Jheronimus Bosch Art Center

Felicia - Een Jeroen Bosch-roman

Boni 1966
Boni, Armand
Genre: Fiction, novel
Aantal pagina's: 231
Uitgever: D.A.P. Reinaert Uitgaven, Brussels
Uitgave datum: 1966

Boni 1966

 

Felicia – Een Jeroen Bosch-roman (Armand Boni) 1966

[Novel, D.A.P. Reinaert Uitgaven, Brussels, 1966, 231 pages]

 

In 1967 father Gerlach wrote about the ‘Bosch novel’ Felicia by the Flemish priest and author Armand Boni: ‘Nothing is more desastrous for a true understanding of the character and work of our Brabantine painter (…) than the historical novels, or what are supposed to be historical novels’ [P. Gerlach O.F.M. Cap., “De interpretatie van Jeroen Bosch”, in: Brabantia, vol. XVI (1967), p. 185]. Obviously father Gerlach was right from an art-historical point of view. But also the sheer literary quality of the book – which father Gerlach could not and did not want to evaluate – is rather mediocre. The main reason for this is the following.

 

In the first 219 pages Boni puts himself out to present Bosch as a man who was completely traumatized because of his marriage: his slightly frigid wife Felicia only gives birth to dead or misshapen babies. Jeroen blames this on his own, so-called diabolical obsession and he works it off in his paintings.
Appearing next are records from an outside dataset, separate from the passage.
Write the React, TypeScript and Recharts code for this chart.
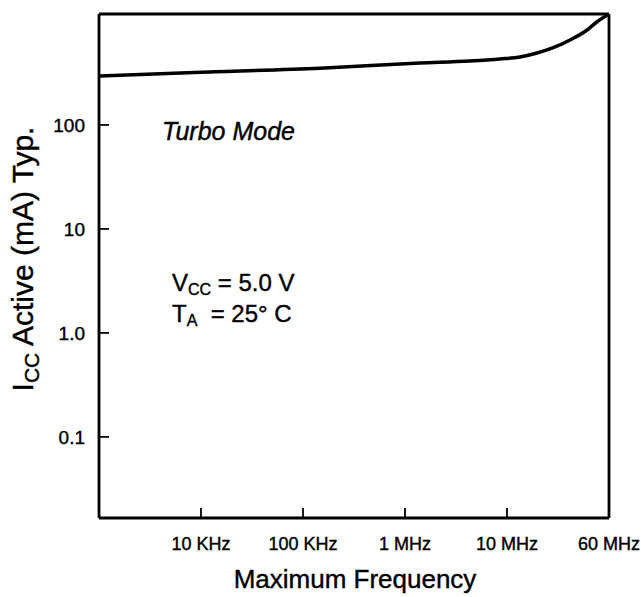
import React from "react";
import { LineChart, Line, XAxis, YAxis, ReferenceLine } from "recharts";

// Frequency (Hz, plotted on log axis) and typical active current (mA)
const FREQ = [1e3, 1e4, 1.47e5, 1.4e6, 4.3e6, 8.5e6, 1.34e7, 1.97e7, 2.8e7, 4.15e7, 6.1e7, 7.6e7, 1e8];
const ICC = [296, 322, 351, 394, 412, 431, 451, 492, 550, 656, 819, 978, 1167];

const X_TICKS = [1e4, 1e5, 1e6, 1e7, 1e8];
const X_LABELS = ["10 KHz", "100 KHz", "1 MHz", "10 MHz", "60 MHz"];
const Y_TICKS = [0.1, 1, 10, 100];
const Y_LABELS = ["0.1", "1.0", "10", "100"];

const X_DOMAIN: [number, number] = [1e3, 1e8];
const Y_DOMAIN: [number, number] = [0.0166, 1167];

const data = FREQ.map((f, i) => ({ f, i: ICC[i] }));

const FONT = "'Liberation Sans', Arial, Helvetica, sans-serif";
const THICK = { stroke: "#000", strokeWidth: 0.4 };

const XTick = (props: any) => {
  const { x, y, payload } = props;
  const idx = X_TICKS.indexOf(payload.value);
  return (
    <g>
      <line x1={x} y1={y} x2={x} y2={y - 10} stroke="#000" strokeWidth={1.8} />
      <text x={x} y={y + 32} textAnchor="middle" fontSize={18} fontFamily={FONT} fill="#000" {...THICK}>
        {X_LABELS[idx]}
      </text>
    </g>
  );
};

const YTick = (props: any) => {
  const { x, y, payload } = props;
  const idx = Y_TICKS.indexOf(payload.value);
  return (
    <g>
      <line x1={x} y1={y} x2={x + 10} y2={y} stroke="#000" strokeWidth={1.8} />
      <text x={x - 14} y={y + 7} textAnchor="end" fontSize={19} fontFamily={FONT} fill="#000" {...THICK}>
        {Y_LABELS[idx]}
      </text>
    </g>
  );
};

const YLabel = () => (
  <text
    transform="translate(33,259) rotate(-90)"
    textAnchor="middle"
    fontSize={30}
    fontFamily={FONT}
    fill="#000"
    {...THICK}
  >
    I
    <tspan fontSize={21} dy={6}>CC</tspan>
    <tspan dy={-6}> Active (mA) Typ.</tspan>
  </text>
);

const XLabel = () => (
  <text x={355} y={588} textAnchor="middle" fontSize={26} fontFamily={FONT} fill="#000" {...THICK}>
    Maximum Frequency
  </text>
);

export default function App() {
  return (
    <div style={{ position: "absolute", left: 0, top: 0, width: 641, height: 597, background: "#fff" }}>
      <LineChart width={641} height={597} data={data} margin={{ top: 14, right: 32, bottom: 0, left: 0 }}>
        <XAxis
          dataKey="f"
          type="number"
          scale="log"
          domain={X_DOMAIN}
          ticks={X_TICKS}
          allowDataOverflow
          height={79}
          tickSize={0}
          tickMargin={0}
          tickLine={false}
          tick={<XTick />}
          axisLine={{ stroke: "#000", strokeWidth: 2.8 }}
          label={<XLabel />}
          interval={0}
        />
        <YAxis
          dataKey="i"
          type="number"
          scale="log"
          domain={Y_DOMAIN}
          ticks={Y_TICKS}
          allowDataOverflow
          width={99}
          tickSize={0}
          tickMargin={0}
          tickLine={false}
          tick={<YTick />}
          axisLine={{ stroke: "#000", strokeWidth: 2.8 }}
          label={<YLabel />}
          interval={0}
        />
        <ReferenceLine y={Y_DOMAIN[1]} stroke="#000" strokeWidth={2.8} />
        <ReferenceLine x={X_DOMAIN[1]} stroke="#000" strokeWidth={2.8} />
        <Line
          type="monotone"
          dataKey="i"
          stroke="#000"
          strokeWidth={3.5}
          dot={false}
          isAnimationActive={false}
        />
        <text x={162} y={140} fontSize={25} fontStyle="italic" fontFamily={FONT} fill="#000" {...THICK}>
          Turbo Mode
        </text>
        <text x={172} y={291} fontSize={24} fontFamily={FONT} fill="#000" {...THICK}>
          V<tspan fontSize={16} dy={4}>CC</tspan>
          <tspan dy={-4}> = 5.0 V</tspan>
        </text>
        <text x={172} y={322} fontSize={24} fontFamily={FONT} fill="#000" {...THICK}>
          T<tspan fontSize={16} dy={4}>A</tspan>
          <tspan dy={-4}>{"\u00A0 = 25\u00B0 C"}</tspan>
        </text>
      </LineChart>
    </div>
  );
}
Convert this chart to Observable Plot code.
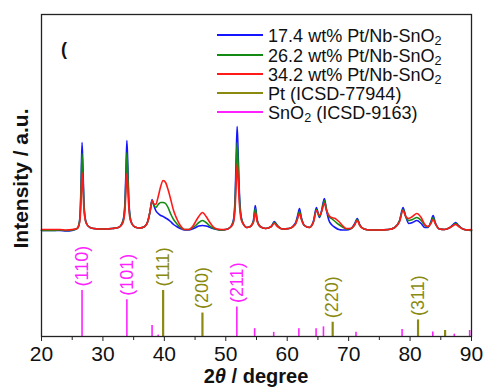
<!DOCTYPE html>
<html><head><meta charset="utf-8">
<script src="https://cdn.jsdelivr.net/npm/d3@7"></script>
<script src="https://cdn.jsdelivr.net/npm/@observablehq/plot@0.6"></script>
<style>
body{margin:0;background:#fff;font-family:"Liberation Sans",Arial,sans-serif;}
#wrap{position:relative;width:483px;height:388px;overflow:hidden;}
#wrap svg{position:absolute;left:0;top:0;}
.lg{position:absolute;left:217px;height:19px;width:250px;}
.lg .ln{position:absolute;left:0;top:8px;width:46px;height:2px;}
.lg .tx{position:absolute;left:51px;top:0;font-size:19px;line-height:19px;white-space:nowrap;color:#111;transform:scaleX(0.95);transform-origin:left center;}
.lg sub{font-size:0.7em;vertical-align:-0.2em;line-height:0;}
#xl{position:absolute;left:156px;width:200px;top:366px;text-align:center;font-weight:bold;font-size:20px;line-height:20px;color:#111;}
#yl{position:absolute;left:-80px;width:200px;top:168px;text-align:center;font-weight:bold;font-size:21px;line-height:21px;color:#111;transform:rotate(-90deg);transform-origin:center center;}
#pa{position:absolute;left:61px;top:39px;font-size:18px;line-height:20px;font-weight:bold;color:#111;}
</style></head><body><div id="wrap"></div>
<script>
// 2θ grid (degrees) and intensities above each pattern's baseline (a.u.)
const theta = [
 20,21,22,23,24,25,25.8,26.1,26.3,26.45,
 26.6,26.75,26.9,27.1,27.4,27.9,28.5,29.5,30.5,31.5,
 32.5,33.1,33.4,33.6,33.75,33.9,34.05,34.2,34.4,34.7,
 35.2,36.0,36.8,37.3,37.7,38.0,38.25,38.6,39.0,39.4,
 39.8,40.2,40.6,41.0,41.5,42.0,42.6,43.3,44.0,44.6,
 45.1,45.6,46.2,46.8,47.3,47.9,48.6,49.3,50.0,50.7,
 51.2,51.5,51.7,51.85,52.0,52.2,52.5,52.9,53.4,54.0,
 54.5,54.8,55.1,55.6,56.5,57.4,57.9,58.4,59.2,60.3,
 61.3,61.7,62.0,62.3,62.8,63.6,64.3,64.75,65.25,65.6,
 66.05,66.4,66.8,67.2,67.8,68.4,69.0,69.6,70.4,71.0,
 71.4,71.8,72.5,73.5,75,76.5,77.5,78.3,78.85,79.3,
 79.8,80.4,81.1,81.8,82.4,82.9,83.4,83.75,84.1,84.8,
 85.6,86.5,87.0,87.4,87.9,88.6,89.3,90];
const pt174 = [
 0,0,0,0,-0.5,0,2,6,18,50,
 88,62,30,13,6,3,2,1.5,1.5,2,
 3,7,14,30,60,90,65,33,15,7,
 3.5,2.5,4,9,20,31,26,20,17,15,
 14,12.5,11,9,6,4,2,0.5,0.5,1.5,
 3,4.5,5,4.5,3.5,2,1,0.5,1,3,
 9,30,75,104,80,40,14,6,3,4,
 10,25,11,4,2,4,9,5,1.5,2,
 7,15,22,13,5,3,10,23,13,20,
 32,20,10,6,3,1,0.5,0.5,2,7,
 12,6,1.5,0.5,0.5,1,3,10,23,14,
 7,8,10,7,3,3,9,15,8,1.5,
 1,3,6,8,5,1.5,0.5,0];
const pt262 = [
 0,0,0,0.5,0,0.5,2,6,16,44,
 77,55,26,12,6,3,2,1.5,1.5,2,
 3,7,13,27,52,78,57,29,14,7,
 3.5,2.5,4,9,20,30,26,23,26,28,
 28,27,23,17,11,7,3,1,1,3,
 5,8,10,8,5,2.5,1,0.5,1,3,
 8,26,64,88,68,35,13,6,3,4,
 9,22,10,4,2,4,8,5,1.5,2,
 6,13,19,12,5,3,9,21,14,19,
 30,21,14,12,9,6,3.5,1.5,2,6,
 11,5.5,1.5,0.5,0.5,1,3,10,21,14,
 10,11,13,10,5,3.5,8,13,7,1.5,
 1,3,5,7,4.5,1.5,0.5,0];
const pt342 = [
 1,1,1,1,0.5,1,2,5,13,33,
 58,42,22,11,6,3,2,1.5,1.5,2,
 3,6,11,21,40,57,43,24,12,7,
 3.5,2.5,4,9,20,30,27,26,34,44,
 50,48,41,32,20,12,5,1,1,4,
 9,14,18,14,9,4,1.5,1,1,3,
 7,20,48,67,52,28,11,6,3,4,
 8,18,9,4,2,4,7,4,1.5,2,
 6,12,17,11,5,3,9,20,15,19,
 27,20,15,13,12,9,5,2,2,6,
 10,5,1.5,0.5,0.5,1,3,9,20,14,
 12,14,17,13,6,4,7,11,7,1.5,
 1,3,5,6,4,1.5,0.5,1];
const seriesNames = ["17.4 wt% Pt/Nb-SnO<sub>2</sub>", "26.2 wt% Pt/Nb-SnO<sub>2</sub>", "34.2 wt% Pt/Nb-SnO<sub>2</sub>", "Pt (ICSD-77944)", "SnO<sub>2</sub> (ICSD-9163)"];
const seriesColors = ["#1515ff", "#138a13", "#ff1a1a", "#8a8a10", "#ff22ff"];

// reference patterns: positions (2θ), relative intensities, hkl labels
const ptPos = [39.8, 46.2, 67.4, 81.3, 85.7];
const ptRel = [100, 51, 31, 36, 13];
const ptHkl = ["(111)", "(200)", "(220)", "(311)", ""];
const snPos = [26.6, 33.9, 38.0, 39.0, 51.8, 54.7, 57.8, 61.9, 64.7, 65.9, 71.2, 78.7, 83.7, 87.2, 89.7];
const snRel = [100, 80, 24, 3, 64, 17, 9, 17, 17, 21, 9, 15, 10, 5, 13];
const snHkl = ["(110)", "(101)", "", "", "(211)", "", "", "", "", "", "", "", "", "", ""];
const xTicks = [20, 30, 40, 50, 60, 70, 80, 90];
const xMinor = [25, 35, 45, 55, 65, 75, 85];

const baseOffset = 106;   // vertical offset of measured patterns
const stickScale = 0.46;  // reference stick scale

const curves = [pt174, pt262, pt342].map(arr => theta.map((t, i) => ({t, v: arr[i] + baseOffset})));
const ptData = ptPos.map((p, i) => ({p, h: ptRel[i] * stickScale, l: ptHkl[i]}));
const snData = snPos.map((p, i) => ({p, h: snRel[i] * stickScale, l: snHkl[i]}));

const chart = Plot.plot({
  width: 483, height: 388,
  marginLeft: 41, marginRight: 12, marginTop: 14, marginBottom: 52,
  style: {fontFamily: "'Liberation Sans', Arial, sans-serif", color: "#111", background: "transparent"},
  x: {domain: [20, 90]},
  y: {domain: [0, 322], axis: null},
  marks: [
    Plot.ruleX(snData, {x: "p", y1: 0, y2: "h", stroke: seriesColors[4], strokeWidth: 1.6}),
    Plot.ruleX(ptData, {x: "p", y1: 0, y2: "h", stroke: seriesColors[3], strokeWidth: 2.2}),
    Plot.text(snData.filter(d => d.l), {x: "p", y: "h", text: "l", rotate: -90, textAnchor: "start", dy: -4, fill: seriesColors[4], fontSize: 18}),
    Plot.text(ptData.filter(d => d.l), {x: "p", y: "h", text: "l", rotate: -90, textAnchor: "start", dy: -4, fill: seriesColors[3], fontSize: 18}),
    Plot.line(curves[0], {x: "t", y: "v", stroke: seriesColors[0], strokeWidth: 1.6, curve: "monotone-x"}),
    Plot.line(curves[1], {x: "t", y: "v", stroke: seriesColors[1], strokeWidth: 1.6, curve: "monotone-x"}),
    Plot.line(curves[2], {x: "t", y: "v", stroke: seriesColors[2], strokeWidth: 1.6, curve: "monotone-x"}),
    Plot.axisX(xTicks, {tickSize: 5, tickPadding: 5, fontSize: 21, label: null, stroke: "#222"}),
    Plot.axisX(xMinor, {tickSize: 4, tickFormat: () => "", label: null, stroke: "#222"}),
    Plot.frame({stroke: "#222", strokeWidth: 1.3})
  ]
});
const wrap = document.getElementById("wrap");
wrap.appendChild(chart);

seriesNames.forEach((name, i) => {
  const row = document.createElement("div");
  row.className = "lg";
  row.style.top = Math.round(26.3 + 19.25 * i) + "px";
  row.innerHTML = `<div class="ln" style="background:${seriesColors[i]}"></div><div class="tx">${name}</div>`;
  wrap.appendChild(row);
});
const xl = document.createElement("div");
xl.id = "xl"; xl.innerHTML = "2<i>θ</i> / degree";
wrap.appendChild(xl);
const yl = document.createElement("div");
yl.id = "yl"; yl.textContent = "Intensity / a.u.";
wrap.appendChild(yl);
const pa = document.createElement("div");
pa.id = "pa"; pa.textContent = "(";
wrap.appendChild(pa);
</script>
</body></html>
We then read things like these: ‘I will have many naked women tortured, thinks Bosch, washing the dripping blood from his face and anxiously observing the spasms of Felicia’s body; I will paint the pains of hell, pierce breasts and bellies and genitals with arrows and forks, but I will cherish your body, Felicia, as the soft shadow of death’ [p. 152].

 

At that moment we have already become familiar with Dionysius the Carthusian (whose sermon in the St. John’s is one of the better fragments, historically and literarily speaking), Bosch has travelled to France where he had contact with the Coquillards and with some prostitutes, his wedding was arranged by dean Paulus (Bosch’s parish priest who protects Jeroen and whose alchemical laboratory Jeroen inherits) and he has won the favour of the young duke Philip the Fair. Dean Paulus’ successor (dean Ansgar, who is secretly in love with Felicia) accuses Jeroen of heretical ideas but thanks to the duke all ends well for the painter. Somewhat later Felicia barely survives her third confinement.

 

Then (ten pages before the end of the novel) Boni has Jeroen Bosch risen from a coma: his wife Aleid is now sitting next to his sickbed and dean Willem Hameker tries to convince him (Jeroen) that he has always been a faithful member of the Fraternity of Our Lady. Jeroen and Aleid retire on their country estate ‘Het Rodeken’ in Oirschot but the next winter they return to the city, where the artist dies shortly after.

 

Of course this clever device unsettles the preceding 219 pages: it were all nothing but feverish images in Bosch’s (rich) imagination resulting in the justification of Boni’s historical romanticizing (all the troubles with Felicia, Bosch experimenting with alchemy, the travels to France…). But at the same time the sporadical elements that did have a historical foundation (Bosch looking at miniatures, Bosch painting the Haywain and the Garden of Delights…) are also sidetracked.

 

For the reader this ambiguity results in: confusion, incomprehension and the feeling of having been kept up in the air for 219 pages in a way that shows but little literary skill.

 

Other reactions

 

  • Ed Hoffman, Jheronimus bosch – Zijn Spiegels – Zijn Verten – Zijn Scheppers – Zijn Werken. Jheronimus Bosch Art Center, ’s-Hertogenbosch, 2007, pp. 65-67: ‘The first 200 pages of this book tell a picaresque story, written in a juicy and saucy way. And because in the end it turns out to be only a comatose dream the author doesn’t have to worry about the correctness of all the facts’.